The Euro continues to remain under pressure following concerns that the Eurozone risks a period of deflation and prolonged low interest rates. The official Eurozone inflation rate released on Tuesday confirmed that Eurozone inflation fell from 0.90% in November to 0.80% in December.
As expected, the ECB held interest rates at their record low of 0.25%. In the post meeting press conference, ECB President Mario Draghi commented that he expected key ECB interest rates will remain at present or lower levels for an extended period of time. Draghi also warned that the Eurozone may experience a prolonged period of low inflation and that risks on economic outlook remain on the downside.

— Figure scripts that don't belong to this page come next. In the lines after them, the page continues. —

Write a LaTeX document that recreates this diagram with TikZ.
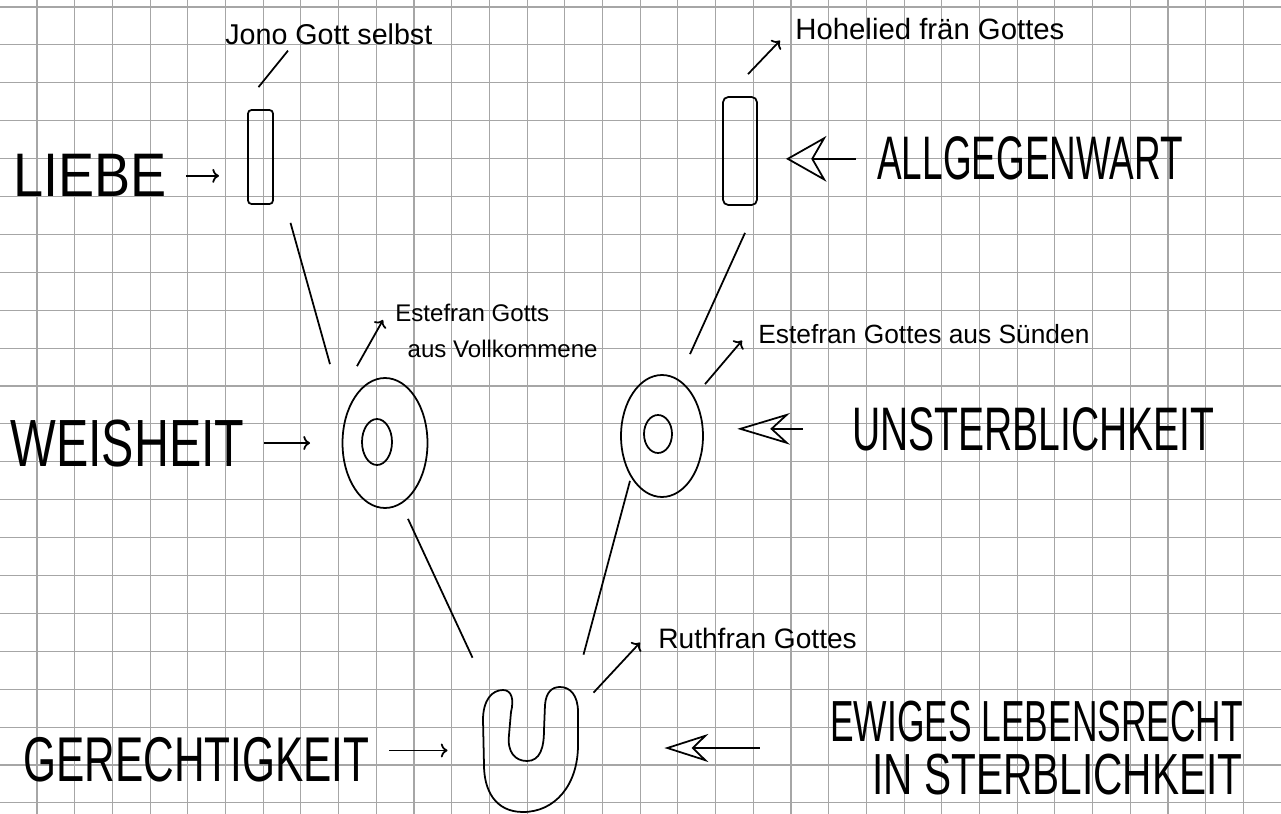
\documentclass[tikz,border=0pt]{standalone}
\usepackage{fontspec}
\setmainfont{Liberation Sans}
\usepackage{graphicx}
\usetikzlibrary{arrows,arrows.meta,shapes.geometric}

\newcommand{\schmal}[2]{\scalebox{#1}[1]{#2}}

\tikzset{
  hand/.style={inner sep=0pt,anchor=base west,font=\fontsize{#1}{#1}\selectfont},
  stift/.style={line width=1pt},
  form/.style={draw,line width=1pt,inner sep=0pt},
  offen/.style={line width=1pt,-{Stealth[open,#1]}},
  karo/.style={black!35,line width=0.6pt}
}

\begin{document}
\begin{tikzpicture}[x=0.02cm,y=-0.02cm]
\useasboundingbox (0,0) rectangle (1281,814);
% Karopapier
\foreach \i in {0,...,33} \draw[karo] (37+37.7*\i,0) -- (37+37.7*\i,814);
\foreach \j in {0,...,21} \draw[karo] (0,7+37.9*\j) -- (1281,7+37.9*\j);

% Formen
\node[form,rectangle,rounded corners=2pt,minimum width=0.5cm,minimum height=1.88cm] (lrect) at (260.5,157) {};
\node[form,rectangle,rounded corners=3pt,minimum width=0.68cm,minimum height=2.16cm] (rrect) at (740,151) {};
\node[form,ellipse,minimum width=1.7cm,minimum height=2.6cm] (lwei) at (385,443) {};
\node[form,ellipse,minimum width=0.6cm,minimum height=0.92cm] (lkern) at (377,442) {};
\node[form,ellipse,minimum width=1.64cm,minimum height=2.44cm] (rwei) at (662,436) {};
\node[form,ellipse,minimum width=0.56cm,minimum height=0.76cm] (rkern) at (658,434) {};
\node[inner sep=0pt,minimum width=1.9cm,minimum height=2.5cm] (ger) at (530.5,749.5) {};
\draw[stift] (483,720) .. controls (483,700) and (492,690) .. (503,690)
  .. controls (512,690) and (514,700) .. (511,712)
  -- (509,735) .. controls (507,752) and (515,761) .. (527,761)
  .. controls (540,761) and (544,748) .. (544,730)
  -- (545,705) .. controls (546,692) and (552,687) .. (560,687)
  .. controls (570,687) and (578,695) .. (578,712)
  -- (578,745) .. controls (578,785) and (555,812) .. (523,812)
  .. controls (495,812) and (484,790) .. (484,765) -- cycle;

% Begriffe
\node[hand=35] (liebe) at (13,197) {\schmal{0.88}{LIEBE}};
\node[hand=38] (weisheit) at (10,466) {\schmal{0.725}{WEISHEIT}};
\node[hand=36] (gerecht) at (23,781) {\schmal{0.67}{GERECHTIGKEIT}};
\node[hand=35] (allg) at (877,180) {\schmal{0.6}{ALLGEGENWART}};
\node[hand=35] (unst) at (852,450) {\schmal{0.635}{UNSTERBLICHKEIT}};
\node[hand=33,anchor=west,align=left] (ewig) at (830,748)
  {\schmal{0.61}{EWIGES LEBENSRECHT}\\[-3pt]\hspace*{24pt}\schmal{0.70}{IN STERBLICHKEIT}};

% Randnotizen
\node[hand=16.3] (jono) at (225,45) {Jono Gott selbst};
\node[hand=16.7] (hohe) at (795,40) {Hohelied frän Gottes};
\node[hand=13.7,anchor=north west,align=left] (lest) at (395,304)
  {Estefran Gotts\\[6.7pt]\hspace*{7pt}aus Vollkommene};
\node[hand=15] (rest) at (758,343) {Estefran Gottes aus Sünden};
\node[hand=16] (ruth) at (658,648) {Ruthfran Gottes};

% Verbindungen
\draw[stift] ([shift={(30,18)}]lrect.south) -- ([shift={(-55,-13)}]lwei.north);
\draw[stift] ([shift={(5,27)}]rrect.south) -- ([shift={(28,-20)}]rwei.north);
\draw[stift] ([shift={(23,10)}]lwei.south) -- ([shift={(-58,-29)}]ger.north);
\draw[stift] ([shift={(-32,-17)}]rwei.south) -- ([shift={(53,-32)}]ger.north);

\draw[stift] ([shift={(-2,-22)}]lrect.north) -- ([shift={(63,5)}]jono.south west);
\draw[stift,->] ([shift={(8,-22)}]rrect.north) -- ([shift={(-15,0)}]hohe.south west);
\draw[stift,->] ([shift={(-28,-11)}]lwei.north) -- ([shift={(-12,16)}]lest.north west);
\draw[stift,->] ([shift={(43,10)}]rwei.north) -- ([shift={(-16,-3)}]rest.south west);
\draw[stift,->] ([shift={(63,6)}]ger.north) -- ([shift={(-18,-6)}]ruth.south west);

\draw[stift,->,shorten <=11pt,shorten >=16pt] (liebe.east) -- (liebe.east -| lrect.west);
\draw[stift,->,shorten <=11pt,shorten >=18pt] (weisheit.east) -- (weisheit.east -| lwei.west);
\draw[stift,->,shorten <=11pt,shorten >=20pt] ([yshift=5pt]gerecht.east) -- ([yshift=5pt]gerecht.east -| ger.west);

\draw[offen={length=23pt,width=26pt},shorten <=12pt,shorten >=16pt] (allg.west) -- (allg.west -| rrect.east);
\draw[offen={length=30pt,width=18pt},shorten <=28pt,shorten >=19pt] (unst.west) -- (unst.west -| rwei.east);
\draw[offen={length=25pt,width=16pt},shorten <=40pt,shorten >=49pt] (ewig.west) -- (ewig.west -| ger.east);
\end{tikzpicture}
\end{document}
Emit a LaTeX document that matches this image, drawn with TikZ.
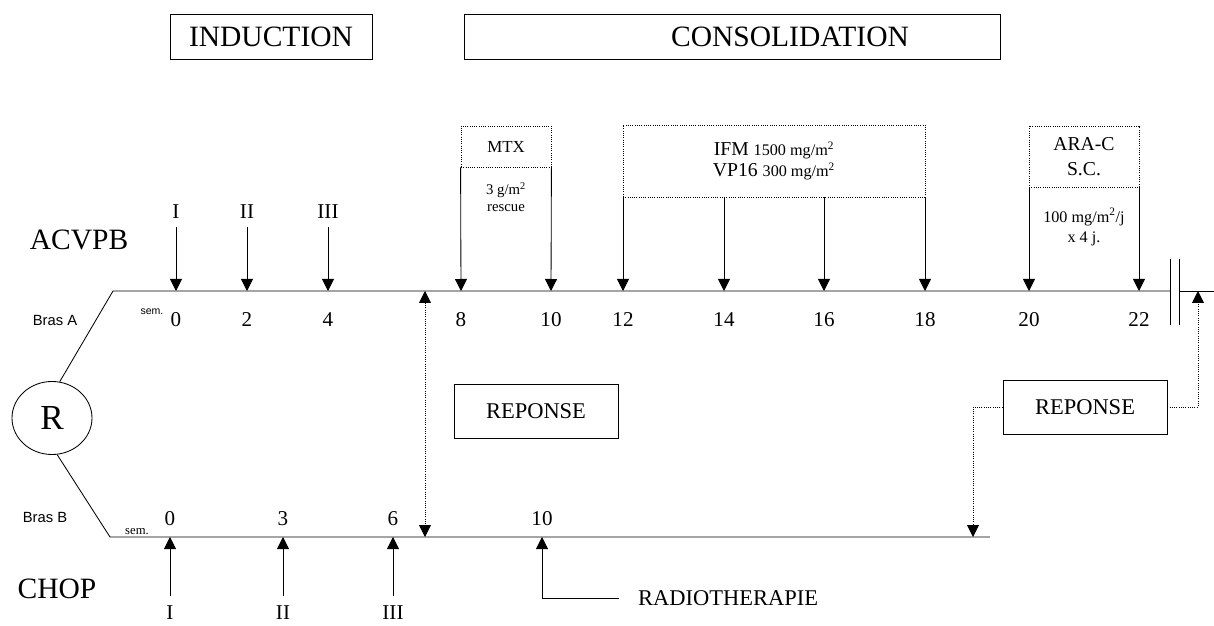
\documentclass[tikz,border=0pt]{standalone}
\usepackage{fontspec}
\setmainfont{Liberation Serif}
\setsansfont{Liberation Sans}
\usepackage{tikz}
\usetikzlibrary{arrows.meta,positioning,calc,shapes.geometric}
\newcommand{\dosesize}{\fontsize{11.5}{14.5}\selectfont}

\begin{document}
\begin{tikzpicture}[x=0.25mm,y=-0.25mm,line width=0.6pt,
  phase/.style={draw,minimum height=11.25mm,inner sep=0pt,
                font=\fontsize{21}{24}\selectfont},
  drug/.style={draw,densely dotted,inner sep=0pt,align=center},
  reponse/.style={draw,minimum width=41mm,minimum height=13.5mm,inner sep=0pt,
                  font=\fontsize{16}{19}\selectfont},
  armname/.style={inner sep=1pt,font=\fontsize{21}{24}\selectfont},
  num/.style={inner sep=1pt,font=\fontsize{15}{18}\selectfont},
  bras/.style={inner sep=1pt,font=\sffamily\fontsize{10.5}{12}\selectfont},
  semlbl/.style={inner sep=1pt,font=\fontsize{9}{11}\selectfont},
  dose/.style={inner sep=1pt,align=center},
  arr/.style={-{Triangle[length=3mm,width=3mm]}},
  darr/.style={densely dotted,-{Triangle[length=3mm,width=3mm]}},
  dbl/.style={densely dotted,{Triangle[length=3mm,width=3mm]}-{Triangle[length=3mm,width=3mm]}},
]
\useasboundingbox (0,0) rectangle (1214,626);

\node[phase,minimum width=50.5mm] (induc) at (271,36.5) {INDUCTION};
\node[phase,minimum width=134mm] (consol) at (732,36.5) {\hspace{29mm}CONSOLIDATION};

\node[armname] (acvpb) at (79,240) {ACVPB};
\node[armname] (chop) at (57,589) {CHOP};
\node[draw,ellipse,minimum width=20mm,minimum height=18.25mm,inner sep=0pt,
      font=\fontsize{25}{30}\selectfont] (r) at (52,418) {R};
\node[bras] (brasA) at (55,320) {Bras A};
\node[bras] (brasB) at (45,517) {Bras B};
\node[semlbl,font=\sffamily\fontsize{7.5}{9}\selectfont] (semA) at (152,312) {sem.};
\node[semlbl] (semB) at (137,532) {sem.};

\coordinate (astart) at (113,291);
\coordinate (abrk) at (1170,291);
\coordinate (abrk2) at (1179,291);
\coordinate (aend) at (1214,291);
\coordinate (bstart) at (110,537);
\coordinate (bend) at (990,537);
\draw (r.78) -- (astart) -- (abrk);
\draw (abrk2) -- (aend);
\draw ([yshift=8mm]abrk) -- ([yshift=-8.5mm]abrk);
\draw ([yshift=8mm]abrk2) -- ([yshift=-8.5mm]abrk2);
\draw (r.-82) -- (bstart) -- (bend);

\foreach \w/\x in {0/176,2/247,4/328,8/461,10/551,12/623,14/724,16/824,18/925,20/1029,22/1139}{
  \coordinate (ta\w) at (\x,291);
  \node[num] (na\w) at (\x,320) {\w};
}
\foreach \r/\w/\x in {I/0/176,II/2/247,III/4/328}{
  \node[num] (ia\w) at (\x,212) {\r};
  \draw[arr] ([yshift=-1.5mm]ia\w.south) -- (ta\w);
}

\node[drug,minimum width=22.5mm,minimum height=10.25mm,
      font=\fontsize{12}{14}\selectfont] (mtx) at (506,146.5) {MTX};
\node[dose,font=\fontsize{10.5}{12}\selectfont] (mtxdose) at (506,197)
  {3 g/m\textsuperscript{2}\\rescue};
\draw[arr] (mtx.south west) -- (ta8);
\draw[arr] (mtx.south east) -- (ta10);

\node[drug,minimum width=75.5mm,minimum height=18mm,
      font=\fontsize{14}{14.5}\selectfont] (ifm) at (774,161)
  {IFM {\dosesize 1500 mg/m\textsuperscript{2}}\\VP16 {\dosesize 300 mg/m\textsuperscript{2}}};
\foreach \w in {12,14,16,18}{
  \draw[arr] (ta\w |- ifm.south) -- (ta\w);
}

\node[drug,minimum width=27.5mm,minimum height=15.25mm,
      font=\fontsize{14}{17.8}\selectfont] (arac) at (1084,156.5) {ARA-C\\S.C.};
\node[dose,font=\fontsize{11.5}{14.2}\selectfont] (aracdose) at (1084,227)
  {100 mg/m\textsuperscript{2}/j\\x 4 j.};
\draw[arr] (ta20 |- arac.south) -- (ta20);
\draw[arr] (ta22 |- arac.south) -- (ta22);

\foreach \w/\x in {0/170,3/283,6/393,10/542}{
  \coordinate (tb\w) at (\x,537);
  \node[num] (nb\w) at (\x,519) {\w};
}
\foreach \r/\w/\x in {I/0/170,II/3/283,III/6/393}{
  \node[num] (ib\w) at (\x,613) {\r};
  \draw[arr] ([yshift=2mm]ib\w.north) -- (tb\w);
}
\node[anchor=west,font=\fontsize{16}{19}\selectfont] (radio) at (633,598) {RADIOTHERAPIE};
\draw[arr] ([xshift=-3.5mm]radio.west) -| (tb10);

\coordinate (respA) at (425,291);
\coordinate (respB) at (425,537);
\draw[dbl] (respA) -- (respB);
\node[reponse] (rep1) at (536,411) {REPONSE};

\node[reponse] (rep2) at (1085,407) {REPONSE};
\coordinate (rb20) at (973,537);
\coordinate (ra23) at (1198,291);
\draw[darr] (rep2.west) -| (rb20);
\draw[darr] (rep2.east) -| (ra23);
\end{tikzpicture}
\end{document}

As a result the Euro depreciated against the US Dollar hitting a low of 1.3548 and depreciated against the British Pound hitting a low of 0.8231 (GBPEUR 1.2149).
In the UK, the Bank of England kept its interest rate at 0.50% where they have been held since March 2009 and maintained its Quantitative Easing Asset Purchased Programme at £375bn. The Bank only released a brief statement and issued no further guidance. Back in August, Governor Mark Carney said unemployment would have to decline to 7% before an interest rate rise would be considered. An improved economy has meant that this could happen sooner than expected. The majority of economists still do not expect UK rate rises before mid-2015, however, expectations are mounting that the Bank of England could start to raise interest rates in 2014.
The Pound continues to trade near recent highs (1.6604 02/01/14) against the US Dollar at 1.6441-1.6498 and has so far hit a high of 1.2149 against the Euro.